The shock decision sparked the largest protests to hit the ex-Soviet country since the pro-democracy Orange Revolution in 2004, with demonstrators taking to the streets in the capital Kiev and western Ukraine.
Imprisoned opposition leader Yulia Tymoshenko, whose freedom was one of the EU demands rejected by Kiev, announced on Monday that she was on hunger strike until the EU deal was signed.
The EU has accused Russia of pressuring its smaller neighbour not to sign the deal at a summit in Vilnius this week.
‘Better terms’ wanted
EU President Herman Van Rompuy and European Commission head Jose Manuel Barroso have said they “strongly disapprove” of Russia’s actions, prompting Putin to urge European leaders to tone down their criticism.
“I ask our friends in Brussels, my personal good friends in the European Commission, to hold back on the sharp words,” Putin said during a visit to Italy.
“Do we have to choke entire sectors of our economy for them to like us?”

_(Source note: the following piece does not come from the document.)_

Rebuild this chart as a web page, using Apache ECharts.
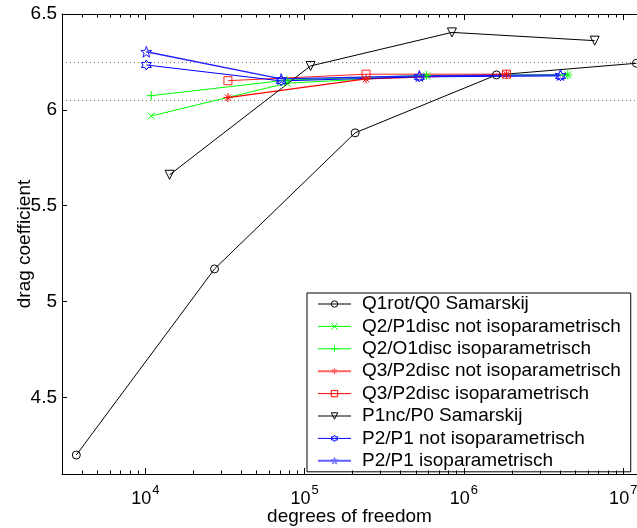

President Yanukovych has called for calm after at times violent mass demonstrations that have seen riot police fire tear gas at protesters who hurled traffic cones and rocks at security forces.
On Tuesday he said the government wanted better terms for the EU deal.
“As soon as we reach a level that is comfortable for us, when it meets our interests, when we agree on normal terms, then we will be talking about signing,” Yanukovych said in a televised interview.